Time for unstructured experience
In order to embark on this journey into the unknown, I first have to consider myself important enough to give myself time for unstructured new experiences. Emotional and mystical time do not correspond to our linear time. Thus, a time gateway is needed in everyday life in order to cross over into timeless time. How? It’s simple: I schedule a section on my linear time arrow each day for “meandering” time. When I feel “I just don’t have time” or “I can’t take time for spiritual frippery,” I start small, for example, I give myself five minutes each evening before going to bed. To declare my intention, I resolutely take a step forward, while my joined palms also thrust forward. Then I make a swimming motion and clap my hands behind my back with a shout. At that moment I have left everyday life behind me. Now I take a notebook and write down one or two beautiful moments I experienced during the day – moments that were extraordinary. Even on bad days they exist, and it’s interesting to track them down. After two weeks, your perception will have changed.
Time to take off the masks
Now I have brought more moments of well-being into my consciousness – the focus is aligning with beautiful moments. I decide to take a walk in nature once a week. It’s spring, time to take off the masks. Why not incorporate a little ceremony? I could stop by the creek and intently listen to it. To listen consciously is a tantric technique. Or to ask the water to take away in its course everything I no longer need in life.
In the “Nature Walk” I assume that every flower, every stone, every stream, every bird, every tree has consciousness that is connected to my being. The world becomes alive, speaks to me in encounters and symbols. I tune in, meditate for a moment, center myself. I can ask myself a question, then I set out. If I want to be playful with rituals, I take a small flask of liquor and something sweet. That’s what the spirits love, according to the wisdom of the indigenous people.
The world speaks to me
Everything that happens from now on – also what comes to your mind – you take as an answer, as a sign – even if you do not understand it immediately. Your mind may think: “What’s the point of all this, nothing happens to me anyway.” At that moment you hear a hoarse barking behind your back, you turn around and a roebuck jumps away. Now you are fully attentive. There, an eye-catching tree invites you to linger. The Chinese character for tranquility consists of the union of the symbols for tree and man – by chance you saw this in a book yesterday. You become calmer as you ask the tree with a song to welcome you in order to rest leaning while against its trunk. In this moment you can give it a gift – sprinkle it with some liquor and put the chocolate at its root. This act brings you even more in touch, and sets a good energy to ask your question to the tree. Then you let go, breathe consciously. Maybe you have a new project in mind, but you’re still stuck in your old job? “Dream your reality,” the tree says. “That sounds good,” you think, “but how do you do that?” A moment of purposelessness, you enjoy the sun, the cold wind in your face. Then a vision: you see green flames dancing around all the branches of the bare tree; the whole tree seems to dance and laugh. Your heart melts like the snow in spring. You realize: The tree dreams each of its leaf-lengths before they are there.

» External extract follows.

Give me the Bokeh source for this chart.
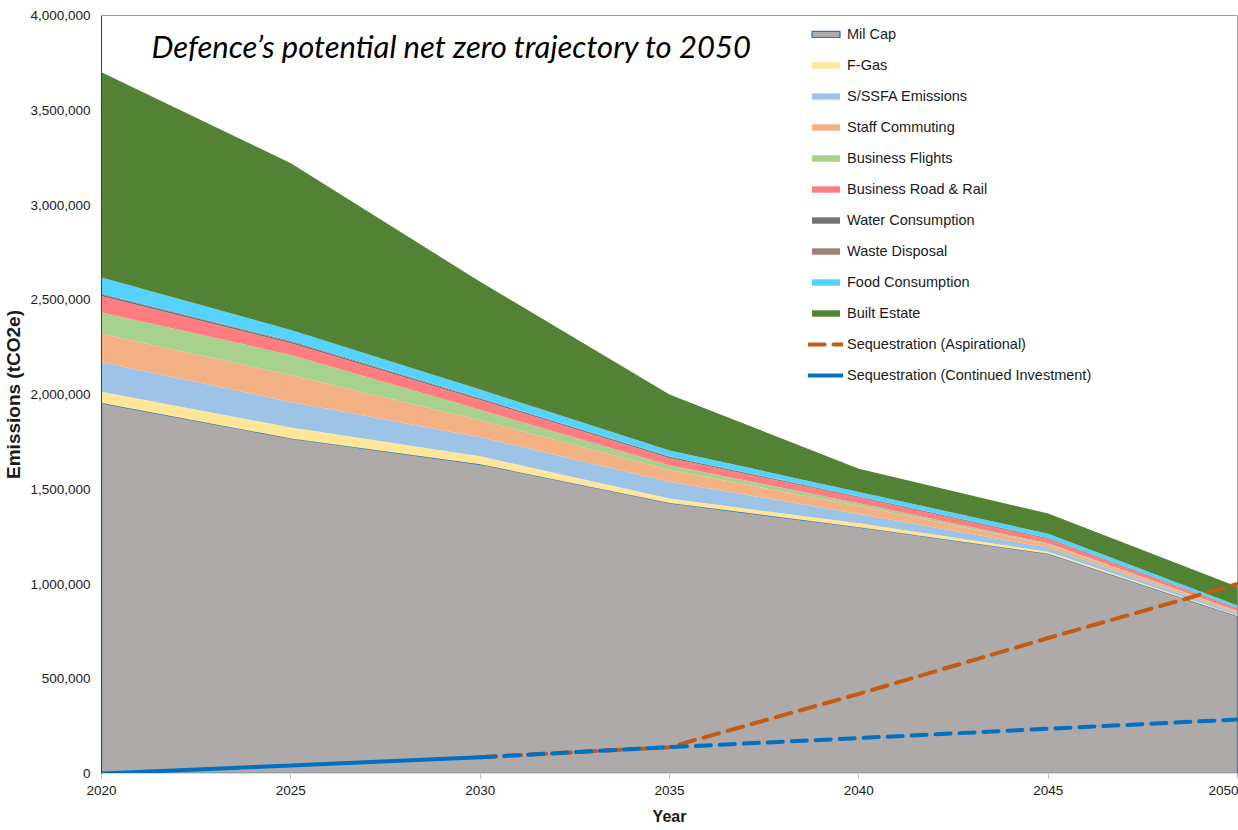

The adventure of being human
The shadow of human consciousness is pure intelligence. If we decide only out of our head, fear and destruction arise from the feeling of separateness. We can observe this well at the moment – our planet and people are suffering. “It’s the students who are destroying the world,” said an indigenous friend the other day. That hurts.

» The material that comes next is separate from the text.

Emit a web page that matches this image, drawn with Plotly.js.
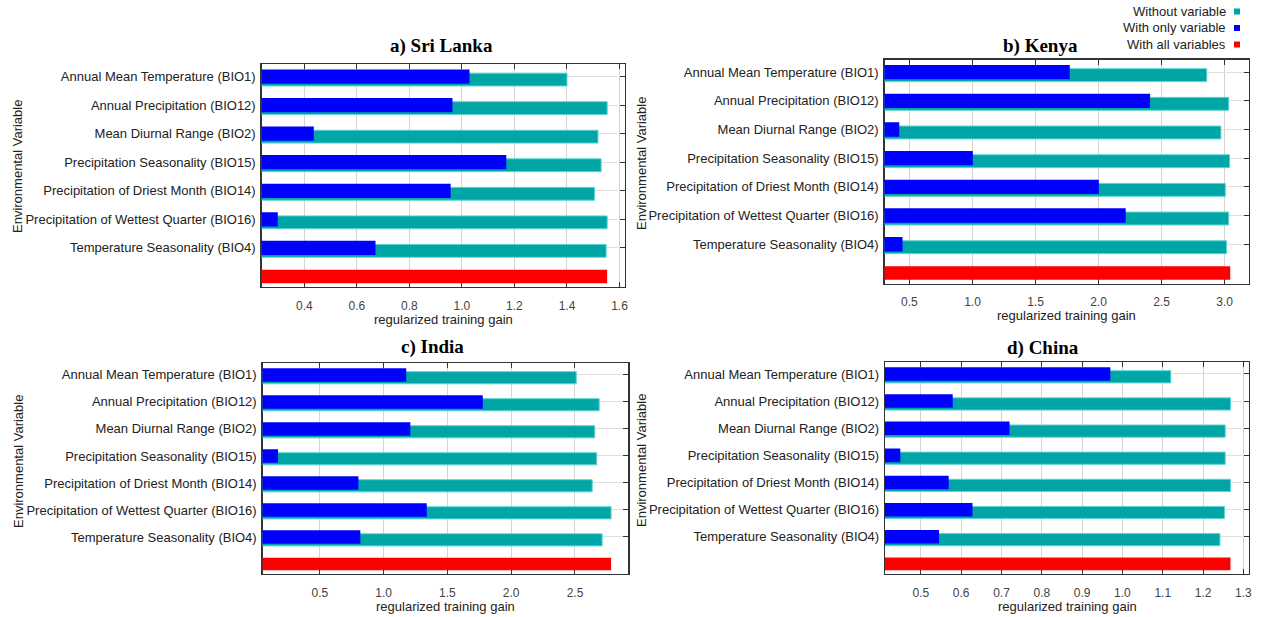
<!DOCTYPE html>
<html>
<head>
<meta charset="utf-8">
<script src="https://cdn.plot.ly/plotly-3.0.1.min.js"></script>
<style>html,body{margin:0;padding:0;background:#fff;}#chart{width:1269px;height:617px;}</style>
</head>
<body>
<div id="chart"></div>
<script>
// ---- Data ----
const variables = [
  'Annual Mean Temperature (BIO1)',
  'Annual Precipitation (BIO12)',
  'Mean Diurnal Range (BIO2)',
  'Precipitation Seasonality (BIO15)',
  'Precipitation of Driest Month (BIO14)',
  'Precipitation of Wettest Quarter (BIO16)',
  'Temperature Seasonality (BIO4)'
];
const allLabel = 'With all variables';
const seriesNames = ['Without variable', 'With only variable', 'With all variables'];
const panelTitles = ['a) Sri Lanka', 'b) Kenya', 'c) India', 'd) China'];

const sriLankaWithout = [1.400, 1.553, 1.518, 1.530, 1.505, 1.553, 1.549];
const sriLankaOnly    = [1.029, 0.964, 0.436, 1.169, 0.957, 0.299, 0.671];
const sriLankaAll     = [1.553];

const kenyaWithout = [2.859, 3.033, 2.971, 3.040, 3.006, 3.033, 3.016];
const kenyaOnly    = [1.772, 2.409, 0.419, 1.003, 2.003, 2.216, 0.445];
const kenyaAll     = [3.045];

const indiaWithout = [2.510, 2.690, 2.655, 2.670, 2.635, 2.783, 2.713];
const indiaOnly    = [1.177, 1.777, 1.209, 0.172, 0.802, 1.338, 0.817];
const indiaAll     = [2.783];

const chinaWithout = [1.120, 1.268, 1.255, 1.255, 1.268, 1.253, 1.242];
const chinaOnly    = [0.970, 0.579, 0.720, 0.449, 0.569, 0.628, 0.545];
const chinaAll     = [1.268];

// ---- Styling ----
const W = 1269, H = 617;
const colWithout = '#00a6a6', colOnly = '#0000ff', colAll = '#ff0000';
const sans = 'Liberation Sans, Arial, sans-serif';
const serif = 'Liberation Serif, Times New Roman, serif';
const px = x => x / W;
const py = y => 1 - y / H;

const panels = [
  {without: sriLankaWithout, only: sriLankaOnly, all: sriLankaAll, box: [261.5, 624.5, 64, 287], xr: [0.237, 1.619], dt: 0.2, title: [441, 46], ytitle: [18, 167]},
  {without: kenyaWithout, only: kenyaOnly, all: kenyaAll, box: [884.5, 1248.5, 59.5, 283.5], xr: [0.302, 3.19], dt: 0.5, title: [1040, 46], ytitle: [641, 163]},
  {without: indiaWithout, only: indiaOnly, all: indiaAll, box: [262.5, 628.3, 363, 574], xr: [0.05, 2.918], dt: 0.5, title: [432, 347], ytitle: [18, 462]},
  {without: chinaWithout, only: chinaOnly, all: chinaAll, box: [885, 1249, 362, 574], xr: [0.411, 1.314], dt: 0.1, title: [1043, 348], ytitle: [641, 460]}
];

const data = [];
const layout = {
  width: W, height: H,
  margin: {l: 0, r: 0, t: 0, b: 0},
  paper_bgcolor: '#fff', plot_bgcolor: '#fff',
  showlegend: false, barmode: 'overlay',
  annotations: [], shapes: []
};

const cats = variables.concat([allLabel]);

panels.forEach((p, i) => {
  const n = i + 1;
  const xa = 'x' + (n === 1 ? '' : n), ya = 'y' + (n === 1 ? '' : n);
  const xk = 'xaxis' + (n === 1 ? '' : n), yk = 'yaxis' + (n === 1 ? '' : n);
  data.push({
    type: 'bar', orientation: 'h', name: seriesNames[0],
    x: p.without, y: variables, xaxis: xa, yaxis: ya,
    width: 0.45, offset: -0.12,
    marker: {color: colWithout, line: {color: '#5fd4d4', width: 1}},
    hoverinfo: 'x+y'
  });
  data.push({
    type: 'bar', orientation: 'h', name: seriesNames[1],
    x: p.only, y: variables, xaxis: xa, yaxis: ya,
    width: 0.5, offset: -0.25,
    marker: {color: colOnly, line: {width: 0}},
    hoverinfo: 'x+y'
  });
  data.push({
    type: 'bar', orientation: 'h', name: seriesNames[2],
    x: p.all, y: [allLabel], xaxis: xa, yaxis: ya,
    width: 0.47, offset: -0.235,
    marker: {color: colAll, line: {width: 0}},
    hoverinfo: 'x'
  });
  const [l, r, t, b] = p.box;
  layout[xk] = {
    domain: [px(l), px(r)], anchor: ya, range: p.xr,
    dtick: p.dt, tick0: 0, tickformat: '.1f',
    ticks: 'inside', ticklen: 5, tickcolor: '#333', tickwidth: 1,
    mirror: 'ticks', showline: true, linecolor: '#333', linewidth: 1.2,
    showgrid: true, gridcolor: '#d4d4d4', gridwidth: 1, zeroline: false,
    layer: 'below traces', ticklabelstandoff: 7,
    tickfont: {family: sans, size: 12, color: '#444'}, fixedrange: true
  };
  layout[yk] = {
    domain: [py(b), py(t)], anchor: xa, type: 'category',
    categoryorder: 'array', categoryarray: cats,
    range: [7.37, -0.44],
    tickmode: 'array', tickvals: variables, ticktext: variables,
    ticks: 'inside', ticklen: 5, tickcolor: '#333', tickwidth: 1,
    mirror: 'ticks', showline: true, linecolor: '#333', linewidth: 1.2,
    showgrid: true, gridcolor: '#e0e0e0', gridwidth: 1, zeroline: false,
    layer: 'below traces', ticklabelstandoff: 2,
    tickfont: {family: sans, size: 13, color: '#222'}, fixedrange: true
  };
  // panel title
  layout.annotations.push({
    text: '<b>' + panelTitles[i] + '</b>', xref: 'paper', yref: 'paper',
    x: px(p.title[0]), y: py(p.title[1]), xanchor: 'center', yanchor: 'middle',
    showarrow: false, font: {family: serif, size: 19, color: '#000'}
  });
  // x axis title
  layout.annotations.push({
    text: 'regularized training gain', xref: 'paper', yref: 'paper',
    x: px((l + r) / 2), y: py(b + 32), xanchor: 'center', yanchor: 'middle',
    showarrow: false, font: {family: sans, size: 13, color: '#222'}
  });
  // y axis title
  layout.annotations.push({
    text: 'Environmental Variable', xref: 'paper', yref: 'paper',
    x: px(p.ytitle[0]), y: py(p.ytitle[1]), xanchor: 'center', yanchor: 'middle',
    textangle: -90, showarrow: false, font: {family: sans, size: 13, color: '#222'}
  });
});

// legend (text with key square on the right)
const legendColors = [colWithout, colOnly, colAll];
const legendY = [11.5, 28, 44.5];
seriesNames.forEach((s, i) => {
  layout.annotations.push({
    text: s, xref: 'paper', yref: 'paper', x: px(1228), y: py(legendY[i]),
    xanchor: 'right', yanchor: 'middle', showarrow: false,
    font: {family: sans, size: 13, color: '#222'}
  });
  layout.shapes.push({
    type: 'rect', xref: 'paper', yref: 'paper',
    x0: px(1234), x1: px(1240), y0: py(legendY[i] + 3), y1: py(legendY[i] - 3),
    fillcolor: legendColors[i], line: {width: 0}
  });
});

Plotly.newPlot('chart', data, layout, {displayModeBar: false, staticPlot: true});
</script>
</body>
</html>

The light aspect of our consciousness could be called “spiritual clarity”. It is the dance between the intelligence perceived as Shiva power and the Shakti power of introspection and knowledge from the heart, with compassion, the responsibility not only for the family but for our neighbors and the planet, the stone, plant and animal world included. Since we have established connection through our small rituals, this is easy. The “spiritual clarity” is developed to create a life in which we can explore and develop the adventure of our humanity in trust and joy. The three keys breath, sound and movement support us to see that security is not to be found outside, but in ourselves and in the relationship to other people. Once again, the techniques are simple, such as the powerful ritual of the “Talking Stick”: a stick is passed around the circle. The person who has the stick has the word and the undivided attention of the group. Everyone talks “from the heart” about what is on their mind, what is moving them. This little ritual creates a “group heart.” I am convinced and observe during our yoga teacher training that we humans are inherently good. Yes,
more than that, it is healthy for us to share, to live in community, to trust, to cuddle, to take time to communicate, to dance, to sing. To play and laugh with the children. To live our love. To be creatively artistic. Time to empathize; to ask ourselves again and again what really matters – for ourselves, the community, the living planet – and then to develop solutions together. Meditation is also used for decision-making. In meditation we are a channel through which the “Great Mystery” can express itself. It helps us to act out of this connection. We thus learn to deal with our fear differently; it no longer has to express itself in stress, competition, isolation and aggression, but can to warn us when danger threatens. The shaman tells us: “We are all family”, and in the tantric opening ritual “The Eye of Shiva” lovers say to each other, “I honor and respect you as part of myself.”